Über die Kriminalisierung öffentlicher Kommunikation

Das Programm zur Bekämpfung illegaler Grafitti

Ausgangspunkt für die Diskussion um Graffiti kann nicht die staatliche, in diesem Fall behördliche Sicht auf die Gesellschaft sein, denn viel zu oft schon wurde die staatliche Gesellschaftsnorm mittels seiner Repressionsorgane zur staatlich normierten Gesellschaft.

Ausgangspunkt kann nur die Gesellschaft mit den Menschen in sozialen Beziehungen sein. Und in unseren Zeiten gibt es da nicht nur die Bürger und ihr Privateigentum (das nicht mit Graffiti „beschmutzt“ werden soll) oder die Stadt mit ihrer Standortideologie (Graffiti sei schlecht um neue Investoren zu gewinnen, die die Stadt Leipzig in der Konkurrenz mit anderen Städten vorwärts bringen sollen), sondern auch die Menschen, die sich anders ausdrücken, als es die behördliche Norm verlangt.

Hier ist die Frage nach dem öffentlichen Raum relevant. Öffentlicher Raum bedeutet öffentliche Kommunikation und diese öffentliche Kommunikation muß allen möglich sein. Wer hat denn das Geld sich eine Werbetafel zu mieten? Wer hat denn eine öffentliche Stellung inne, die die Macht verleiht, der eigenen Stimme Gehör zu verschaffen?

Sowohl Graffiti, egal in welcher Form, als auch „wilde“ Plakate sind Formen öffentlicher Kommunikation, die immer weiter eingeschränkt werden. Öffentliche Kommunikation ist ein Grundprinzip menschlichen Zusammenlebens, das in dieser Gesellschaft hinter Eigentum und kapitalistischen Konkurrenzkämpfen (zwischen den bürgerlichen Individuen, Unternehmen, Städten und nationalen Standorten) rangiert. Das „Programm zur Bekämpfung illegaler Graffiti“ ist ein eindeutiges Signal für die weitere Marginalisierung öffentlicher nichtnormierter Kommunikation, zeigt deutlich, dass dieses Unkontrollierbare den Behörden ein Dorn im Auge ist, dass schärfstens bekämpft werden soll. Wie schade nur, dass es bis vor kurzem kein Straftatbestand war. Nichtsdestotrotz wurde in der Stadtratsvorlage ständig von Straftat geredet, obwohl die Ergänzung der Polizeiverordnung erst später in Kraft trat.

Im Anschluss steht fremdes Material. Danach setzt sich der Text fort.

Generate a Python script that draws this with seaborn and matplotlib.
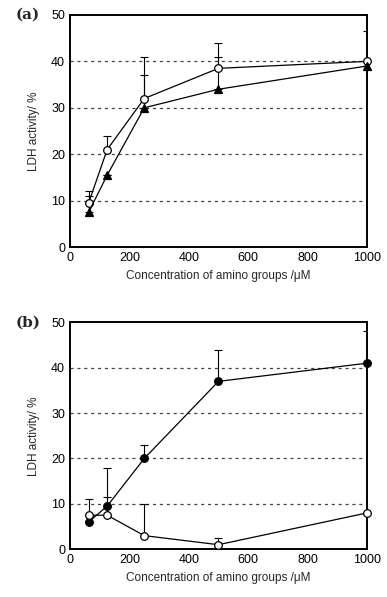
import numpy as np
import pandas as pd
import matplotlib
matplotlib.use("Agg")
import matplotlib.pyplot as plt
import seaborn as sns

conc = [62.5, 125, 250, 500, 1000]

# panel (a)
a_open = [9.5, 21, 32, 38.5, 40]
a_open_err = [2.5, 3, 9, 5.5, 6.5]
a_tri = [7.5, 15.5, 30, 34, 39]
a_tri_err = [3.5, 0, 7, 7, 0]

# panel (b)
b_filled = [6, 9.5, 20, 37, 41]
b_filled_err = [0, 8.5, 3, 7, 7]
b_open = [7.5, 7.5, 3, 1, 8]
b_open_err = [3.5, 4, 7, 1.5, 0]

sns.set_style("white")
plt.rcParams['font.family'] = ['Liberation Sans', 'DejaVu Sans']

fig = plt.figure(figsize=(3.87, 5.97), dpi=100)
ax_a = fig.add_axes([0.181, 0.586, 0.767, 0.389])
ax_b = fig.add_axes([0.181, 0.080, 0.767, 0.380])


def draw_series(ax, y, err, marker, face):
    df = pd.DataFrame({"x": conc, "y": y})
    sns.lineplot(data=df, x="x", y="y", ax=ax, color="black", lw=0.9,
                 marker=marker, markersize=5.5, markerfacecolor=face,
                 markeredgecolor="black", markeredgewidth=0.9, zorder=4,
                 clip_on=False)
    ax.errorbar(conc, y, yerr=[np.zeros(len(err)), err], fmt="none",
                ecolor="black", elinewidth=0.8, capsize=3, capthick=0.8, zorder=3)


def style_axes(ax, tag):
    ax.set_xlim(0, 1000)
    ax.set_ylim(0, 50)
    ax.set_xticks([0, 200, 400, 600, 800, 1000])
    ax.set_yticks([0, 10, 20, 30, 40, 50])
    for yv in [10, 20, 30, 40]:
        ax.axhline(yv, color="#444444", ls=(0, (2.5, 3)), lw=0.9, zorder=1)
    for s in ax.spines.values():
        s.set_linewidth(1.4)
        s.set_color("black")
    ax.tick_params(direction="in", length=2, labelsize=9, colors="black")
    ax.set_xlabel("Concentration of amino groups /\u03bcM", fontsize=8.5)
    ax.set_ylabel("LDH activity/ %", fontsize=8.5, labelpad=8)
    ax.text(-0.185, 1.0, tag, transform=ax.transAxes, fontsize=11,
            fontweight="bold", family="DejaVu Serif", va="center", ha="left")


draw_series(ax_a, a_open, a_open_err, "o", "white")
draw_series(ax_a, a_tri, a_tri_err, "^", "black")
style_axes(ax_a, "(a)")

draw_series(ax_b, b_filled, b_filled_err, "o", "black")
draw_series(ax_b, b_open, b_open_err, "o", "white")
style_axes(ax_b, "(b)")

fig.savefig("out.png", dpi=100)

Nach dieser ist jetzt „jedes Anbringen von Beschriftungen, Bemalungen, Besprühungen oder Plakaten, die weder eine Ankündigung, noch eine Anpreisung oder einen Hinweis auf Gewerbe oder Beruf zum Inhalt haben, (…) verboten. Dieses Verbot gilt nicht für das Beschriften, Bemalen und Besprühen speziell dafür zugelassener Flächen bzw. das Plakatieren auf den dafür zugelassenen Plakatträgern (…)“ (neu eingefügter §2a der Leipziger Polizeiverordnung)

Begründet wird diese Verschärfung damit, daß Graffiti „gesellschaftliche Verrohung, Rücksichtslosigkeit und Vernachlässigung städtischer Bereiche“ signalisieren, und dieser Zustand der „allgemeinen Werteordnung“ widerspricht.

Welche Anmassung einer staatlichen Stelle, eine einheitliche Werteordnung für alle zu bestimmen! Welch repressive Strategie zur Ausgrenzung bestimmter gesellschaftlicher Gruppen! Welch unsägliches Denken, eine Initiative „sauberes Leipzig“ gründen zu wollen, und um dieses „saubere Leipzig“ willen, „die derzeit bestehende Lücke in der Verfolgungskette“ zu schließen und Graffitiprojekte nur noch unter polizeilicher Aufsicht zuzulassen!

Diese Ergänzung bedeutet eine Kriminalisierung von nichtkommerziellen Plakaten und Zeichnungen. Wo keine Veranstaltungen oder Preise draufstehen, muß gezahlt werden, falls mensch erwischt wird. Wer zum Beispiel ein Plakat verklebt, auf dem gegen „Sozialabbau“ argumentiert wird, macht sich strafbar. Wer Bier für 99 Cent bewirbt, muß nichts befürchten. Der Staat mit seinen Organen beansprucht die Kontrolle über immer weiterer Bereiche des öffentlichen Lebens. Dies ist ein Prozeß der parallel läuft zu dem der Privatisierung & Kommerzialisierung des öffentlichen Raums. Wer öffentlich kommunizieren will, muß sich staatlichen Normen beugen, braucht Geld oder Status! Das kann nicht die Basis einer sozialen Gesellschaft sein, nimmer und nirgends, auch nicht in der „Leipziger Freiheit“!